While there is no publicly accessible timeline of camera installations, the anti-camera activists all have stories about their own personal when, the unsettling first moment that they realized they were being watched.

“It felt like an invasion of privacy. It felt really creepy like ‘Who’s watching?’” said member Brunisha Jones. “When I first noticed them they weren’t as prominent. There weren’t as many of them. But soon they just started popping up everywhere… It gave me the creeps.

“I believe the first time i noticed them was driving at night, because they have that eerie red and blue flash,” Nzinga said. “So, first and foremost I thought, Oh, there’s a traffic stop coming up because that has to be a cop. But the angles are off so, how is this cop…wait, there’s no one there.”

Nzinga said that the lack of information about the cameras turned everyone into the tin-foil hat type.

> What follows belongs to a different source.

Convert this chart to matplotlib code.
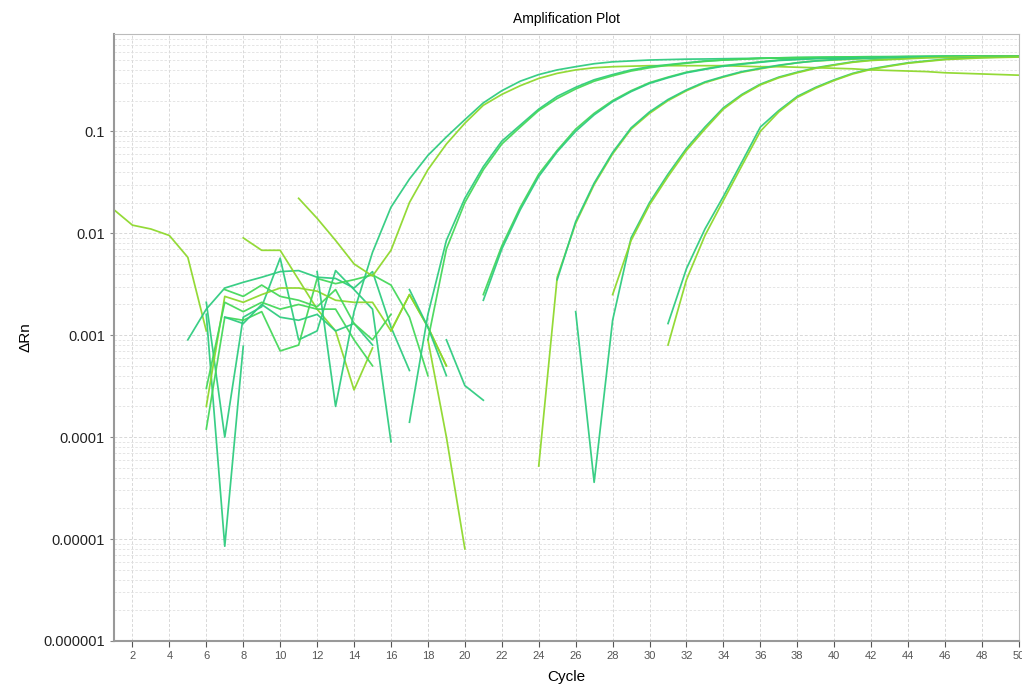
import numpy as np
import matplotlib
matplotlib.use("Agg")
import matplotlib.pyplot as plt
from matplotlib.ticker import FixedLocator, FixedFormatter, LogLocator, NullFormatter

plt.rcParams["font.family"] = ["Liberation Sans", "DejaVu Sans"]

TEAL = "#2fcc80"
GREEN = "#45d85a"
LIME = "#8ed82c"

# amplification curves: (first cycle, values per cycle, colour)
a1 = (12, [0.0042, 0.0002, 0.0017, 0.0065, 0.018, 0.034, 0.058, 0.088, 0.13, 0.19,
           0.25, 0.31, 0.36, 0.40, 0.43, 0.46, 0.48, 0.49, 0.50, 0.505, 0.51, 0.512,
           0.515, 0.518, 0.52, 0.522, 0.525, 0.527, 0.53, 0.532, 0.534, 0.536, 0.538,
           0.54, 0.54, 0.542, 0.543, 0.545, 0.545], TEAL)
a2 = (11, [0.022, 0.014, 0.0085, 0.005, 0.0038, 0.0068, 0.02, 0.042, 0.075, 0.12,
           0.18, 0.23, 0.28, 0.33, 0.37, 0.40, 0.42, 0.43, 0.435, 0.44, 0.44, 0.44,
           0.44, 0.44, 0.435, 0.43, 0.43, 0.425, 0.42, 0.415, 0.41, 0.40, 0.395, 0.39,
           0.385, 0.375, 0.37, 0.365, 0.36, 0.355], LIME)
b1 = (17, [0.00014, 0.0016, 0.0085, 0.022, 0.045, 0.08, 0.115, 0.165, 0.22, 0.27,
           0.32, 0.36, 0.40, 0.43, 0.45, 0.47, 0.49, 0.50, 0.51, 0.52, 0.525, 0.528,
           0.53, 0.532, 0.534, 0.536, 0.538, 0.54, 0.54, 0.542, 0.543, 0.544, 0.545,
           0.545], TEAL)
b2 = (18, [0.0009, 0.007, 0.02, 0.042, 0.075, 0.11, 0.16, 0.21, 0.26, 0.31, 0.35,
           0.39, 0.42, 0.445, 0.465, 0.485, 0.50, 0.51, 0.52, 0.525, 0.53, 0.532, 0.535,
           0.537, 0.54, 0.54, 0.542, 0.543, 0.545, 0.545, 0.546, 0.546, 0.547], GREEN)
c1 = (21, [0.0025, 0.0075, 0.018, 0.038, 0.065, 0.105, 0.15, 0.20, 0.25, 0.30, 0.34,
           0.38, 0.41, 0.44, 0.46, 0.48, 0.50, 0.51, 0.52, 0.525, 0.53, 0.533, 0.536,
           0.538, 0.54, 0.542, 0.544, 0.545, 0.546, 0.547], GREEN)
c2 = (21, [0.0022, 0.007, 0.017, 0.036, 0.063, 0.10, 0.145, 0.195, 0.245, 0.295,
           0.335, 0.375, 0.405, 0.435, 0.455, 0.475, 0.495, 0.505, 0.515, 0.52, 0.525,
           0.53, 0.533, 0.536, 0.538, 0.54, 0.541, 0.542, 0.543, 0.544], TEAL)
d1 = (24, [5.2e-05, 0.0037, 0.0125, 0.03, 0.06, 0.105, 0.15, 0.20, 0.25, 0.30, 0.34,
           0.38, 0.41, 0.44, 0.47, 0.49, 0.50, 0.51, 0.52, 0.528, 0.532, 0.535, 0.538,
           0.54, 0.542, 0.544, 0.545], LIME)
d2 = (25, [0.0035, 0.013, 0.031, 0.062, 0.108, 0.155, 0.205, 0.255, 0.305, 0.345,
           0.385, 0.415, 0.445, 0.47, 0.49, 0.505, 0.515, 0.522, 0.53, 0.535, 0.538,
           0.54, 0.543, 0.545, 0.547, 0.548], TEAL)
e1 = (26, [0.0017, 3.6e-05, 0.0014, 0.009, 0.02, 0.038, 0.068, 0.11, 0.17, 0.23,
           0.29, 0.34, 0.38, 0.42, 0.45, 0.48, 0.50, 0.51, 0.52, 0.53, 0.535, 0.54,
           0.54, 0.545, 0.545], TEAL)
e2 = (28, [0.0025, 0.0085, 0.019, 0.036, 0.065, 0.105, 0.165, 0.225, 0.285, 0.335,
           0.375, 0.415, 0.445, 0.475, 0.495, 0.505, 0.515, 0.525, 0.53, 0.535, 0.54,
           0.542, 0.544], LIME)
f1 = (31, [0.0013, 0.0045, 0.011, 0.023, 0.05, 0.11, 0.16, 0.22, 0.27, 0.32, 0.37,
           0.41, 0.44, 0.47, 0.49, 0.51, 0.52, 0.53, 0.535, 0.54], TEAL)
f2 = (31, [0.0008, 0.0035, 0.0095, 0.021, 0.046, 0.10, 0.155, 0.215, 0.265, 0.315,
           0.365, 0.405, 0.435, 0.465, 0.485, 0.505, 0.515, 0.525, 0.53, 0.535], LIME)

# baseline noise and non-amplifying wells
n1 = (1, [0.017, 0.012, 0.011, 0.0095, 0.0058, 0.0011], LIME)
n2 = (5, [0.0009, 0.0018, 0.0029, 0.0033, 0.0037, 0.0042, 0.0043, 0.0037, 0.0036,
          0.0029, 0.0042, 0.0012, 0.00045], TEAL)
n3 = (8, [0.009, 0.0068, 0.0068, 0.0035, 0.0018, 0.0011, 0.00029, 0.00075], LIME)
n4 = (6, [0.0016, 8.5e-06, 0.00078], TEAL)
n5 = (6, [0.0021, 0.0001, 0.0015, 0.0019, 0.0057, 0.0009, 0.0011, 0.0043, 0.0028,
          0.0018, 9e-05], TEAL)
n6 = (6, [0.00012, 0.0015, 0.0014, 0.0017, 0.0007, 0.0008, 0.0036, 0.0032, 0.0035,
          0.0039, 0.0031, 0.0015, 0.0004], GREEN)
n7 = (6, [0.0002, 0.0024, 0.0021, 0.0025, 0.0029, 0.0029, 0.0027, 0.0022, 0.0021,
          0.0021, 0.0011, 0.0025, 0.0012, 0.0005], LIME)
n8 = (6, [0.0003, 0.0021, 0.0017, 0.0021, 0.0018, 0.002, 0.0018, 0.0018, 0.0009,
          0.0005], GREEN)
n9 = (7, [0.0015, 0.0013, 0.002, 0.0015, 0.0014, 0.0016, 0.0011, 0.0013, 0.0008],
      TEAL)
n10 = (7, [0.0028, 0.0024, 0.0031, 0.0024, 0.0022, 0.0019, 0.0028, 0.0013, 0.0009,
           0.0016], GREEN)
n11 = (18, [0.0009, 0.0001, 8e-06], LIME)
n12 = (19, [0.0009, 0.00032, 0.00023], TEAL)
n13 = (16, [0.0011, 0.0025, 0.0012, 0.0005], LIME)
n14 = (17, [0.0028, 0.0012, 0.0004], TEAL)

curves = [n1, n2, n3, n4, n5, n6, n7, n8, n9, n10, n11, n12, n13, n14,
          a1, a2, b1, b2, c1, c2, d1, d2, e1, e2, f1, f2]

fig = plt.figure(figsize=(10.22, 6.87), dpi=100)
ax = fig.add_axes([0.1115, 0.067, 0.8855, 0.8835])

for start, vals, col in curves:
    cyc = np.arange(start, start + len(vals))
    ax.plot(cyc, vals, color=col, lw=1.25, alpha=0.95)

ax.set_yscale("log")
ax.set_xlim(1, 50)
ax.set_ylim(1e-6, 0.9)

ax.xaxis.set_major_locator(FixedLocator(np.arange(2, 51, 2)))
ax.yaxis.set_major_locator(FixedLocator([1e-6, 1e-5, 1e-4, 1e-3, 1e-2, 1e-1]))
ax.yaxis.set_major_formatter(FixedFormatter(
    ["0.000001", "0.00001", "0.0001", "0.001", "0.01", "0.1"]))
ax.yaxis.set_minor_locator(LogLocator(base=10, subs=np.arange(2, 10)))
ax.yaxis.set_minor_formatter(NullFormatter())

ax.grid(True, which="major", axis="both", color="#d8d8d8", ls=(0, (3, 2)), lw=0.7)
ax.grid(True, which="minor", axis="y", color="#e0e0e0", ls=(0, (3, 2)), lw=0.6)
ax.set_axisbelow(True)

ax.tick_params(axis="x", labelsize=8, colors="#555555", length=4, width=0.8)
ax.tick_params(axis="y", labelsize=10.5, labelcolor="#222222", color="#888888",
               length=3, width=0.8)
ax.tick_params(axis="y", which="minor", length=0)

for side in ["left", "bottom"]:
    ax.spines[side].set_color("#999999")
    ax.spines[side].set_linewidth(1.5)
for side in ["top", "right"]:
    ax.spines[side].set_color("#bbbbbb")
    ax.spines[side].set_linewidth(0.8)

ax.set_title("Amplification Plot", fontsize=10, pad=8)
ax.set_xlabel("Cycle", fontsize=11, labelpad=6)
ax.set_ylabel("\u0394Rn", fontsize=11, labelpad=8)

fig.savefig("out.png", dpi=100, facecolor="white")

“It got to the point where I started feeling like a conspiracy theorist. You don’t know what’s true and what’s fact,” he said. “And it gets to be a point where everything is traveling by word-of-mouth and there’s no public record saying who these cameras are for, what they’re doing, who is seeing you over these cameras. And people love to embellish a good story.”

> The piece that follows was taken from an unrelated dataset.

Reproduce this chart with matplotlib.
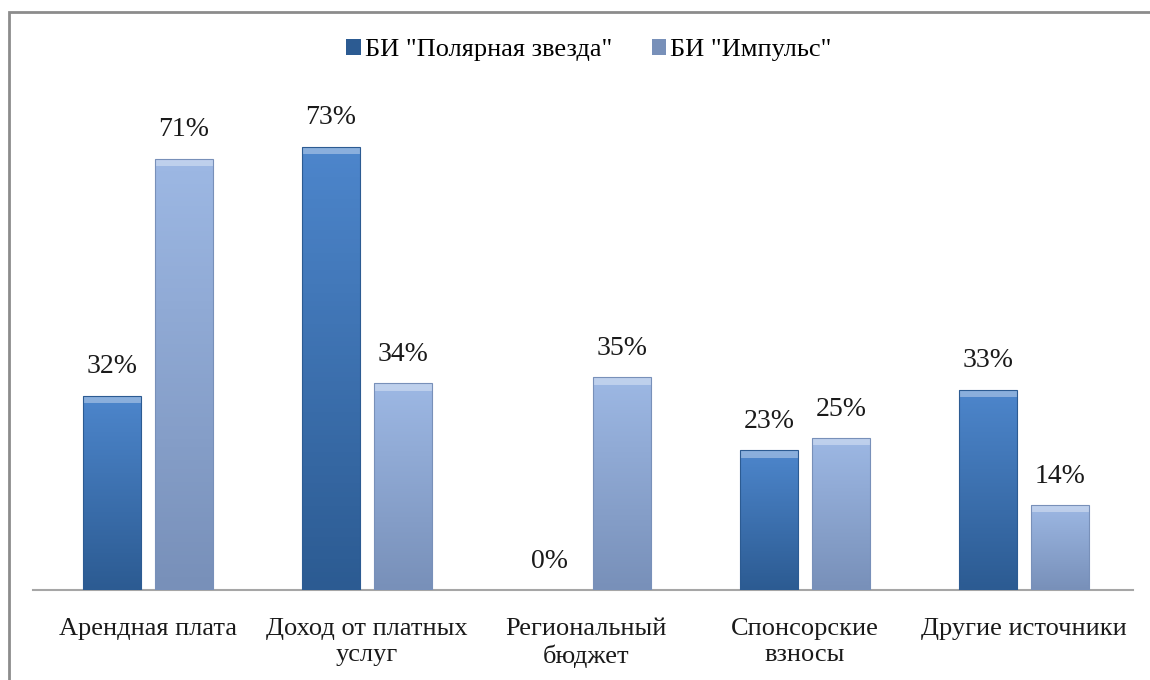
import matplotlib.pyplot as plt
import numpy as np
from matplotlib.patches import Rectangle
from matplotlib.colors import LinearSegmentedColormap

categories = ["Арендная плата", "Доход от платных\nуслуг", "Региональный\nбюджет",
              "Спонсорские\nвзносы", "Другие источники"]
polar_star = [0.32, 0.73, 0.0, 0.23, 0.33]
impulse = [0.71, 0.34, 0.35, 0.25, 0.14]
series_names = ['БИ "Полярная звезда"', 'БИ "Импульс"']

plt.rcParams["font.family"] = ["Liberation Serif", "DejaVu Serif"]

W, H = 1150, 680
FS = 19
CAT = 219  # px per category
fig = plt.figure(figsize=(W / 100, H / 100), dpi=100)
# axes: baseline at y=590 px, from 33 to 1133 px, top (0.8) at 104 px
ax = fig.add_axes([33 / W, (H - 590) / H, 1100 / W, (590 - 104) / H])

x = np.arange(len(categories))
width = 58 / CAT
offset = 36 / CAT
colors = [("#4d86cc", "#2c5b92"), ("#9db8e4", "#7890b9")]

for vals, off, (ctop, cbot), name in zip([polar_star, impulse], [-offset, offset], colors, series_names):
    bars = ax.bar(x + off, vals, width, color=cbot, edgecolor="none", label=name, zorder=2)
    cmap = LinearSegmentedColormap.from_list("g", [cbot, ctop])
    for b, v in zip(bars, vals):
        x0, w = b.get_x(), b.get_width()
        if v > 0:
            grad = np.linspace(1, 0, 100).reshape(-1, 1)
            im = ax.imshow(grad, extent=[x0, x0 + w, 0, v], aspect="auto", cmap=cmap,
                           vmin=0, vmax=1, zorder=3, origin="upper")
            im.set_clip_path(b)
            # bevel highlight at the top
            ax.add_patch(Rectangle((x0, v - 0.012), w, 0.012, facecolor="white", alpha=0.35,
                                   edgecolor="none", zorder=4))
            ax.add_patch(Rectangle((x0, 0), w, v, facecolor="none", edgecolor=cbot,
                                   linewidth=0.8, zorder=5))
        ax.text(x0 + w / 2, v + 0.027, f"{v * 100:.0f}%", ha="center", va="bottom",
                fontsize=20, color="#1a1a1a", zorder=6)

left = -(148 - 33) / CAT
ax.set_xlim(left, left + 1100 / CAT)
ax.set_ylim(0, 0.8)
ax.set_xticks(x)
ax.set_xticklabels(categories, fontsize=FS, color="#1a1a1a", linespacing=1.25)
ax.tick_params(axis="x", length=0, pad=20)
ax.set_yticks([])
for s in ["top", "right", "left"]:
    ax.spines[s].set_visible(False)
ax.spines["bottom"].set_color("#a6a6a6")
ax.spines["bottom"].set_linewidth(1.5)

leg = ax.legend(loc="center", bbox_to_anchor=((589 - 33) / 1100, 1 + (104 - 50) / 486), ncol=2,
                frameon=False, fontsize=FS, handlelength=0.55, handleheight=0.55,
                handletextpad=0.15, columnspacing=1.5)

# chart frame (only left and top edges visible)
fig.add_artist(Rectangle((9 / W, -0.1), 1.2, (H - 12) / H + 0.1, transform=fig.transFigure,
                         facecolor="none", edgecolor="#8c8c8c", linewidth=2))

fig.savefig("out.png", dpi=100)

Not content to just leave the questions up to the storytellers, Stop Watching NOLA began collecting as much data as they could on the cameras and trying to spread it as far as possible. The collective of 20 or so local activists launched a website with the intention of crowdsourcing information that they weren’t being handed by the city of New Orleans. On the website, citizens can report new crime cameras as they go up and the members can verify on their own time that the map is truthful.

“Anybody can report one of the cameras and we go back and double-check to verify that it’s actually there,” Nzinga explained. There are a lot of trolls out there so we want to make sure that the information is accurate.”

The collective took their awareness campaign to another level over Essence Fest weekend, debuting a billboard that warned interstate travelers that the city was under surveillance.

“At our core, we’re just trying to get information about the cameras out,” Nziga said of the eye-catching advertisement.

The activists in the group say that they want New Orleans residents to be able to make an informed decision about whether or not they want these cameras in their city.

“It’s still a work in progress, but, ultimately, we want this to be a community decision. If the community decides that surveillance cameras are what is best for New Orleans, then I am 100 percent for it,” Nzinga said. “I personally disagree with that decision, but if this comes to the public as public information and the community decides ‘This is what we want. This is how we will feel protected and safe.’ Then, I can’t argue with that.”

Nzinga added that he also hopes to “get the public more involved” with the existing camera system, should it stay. He pitched a citizen oversight committee, a group of residents “who know where these cameras are, who has access to these cameras and to what ends.”

Outside of those lingering W’s, there’s also the question of how the cameras are being installed: with taxpayer money. Both Nzinga and Jones think that the money spent on camera systems could be better spent on programs that would alleviate crime in the long-term. Community programs, housing initiatives and infrastructure repairs all rank higher on their lists of possible crime-fighting programs than any camera because they believe they will help people in the longer term and remove the motive to commit crime.

Going back to the first camera he saw, while driving near his home in New Orleans East, Nzinga explains how he thinks the cameras are coming at the problem backwards.

“[Reducing crime] really can be as simple as better lighting. There are zero street lamps where I’m at,” he said. “I’m driving around in the darkness. But there are cameras.”

“The camera can see but we can’t,” Jones added.

Very Local made several attempts to reach NOPD representatives for comment. As of press time, they have not responded. More information on Stop Watching NOLA and their crowdsourced crime camera map can be found at their website.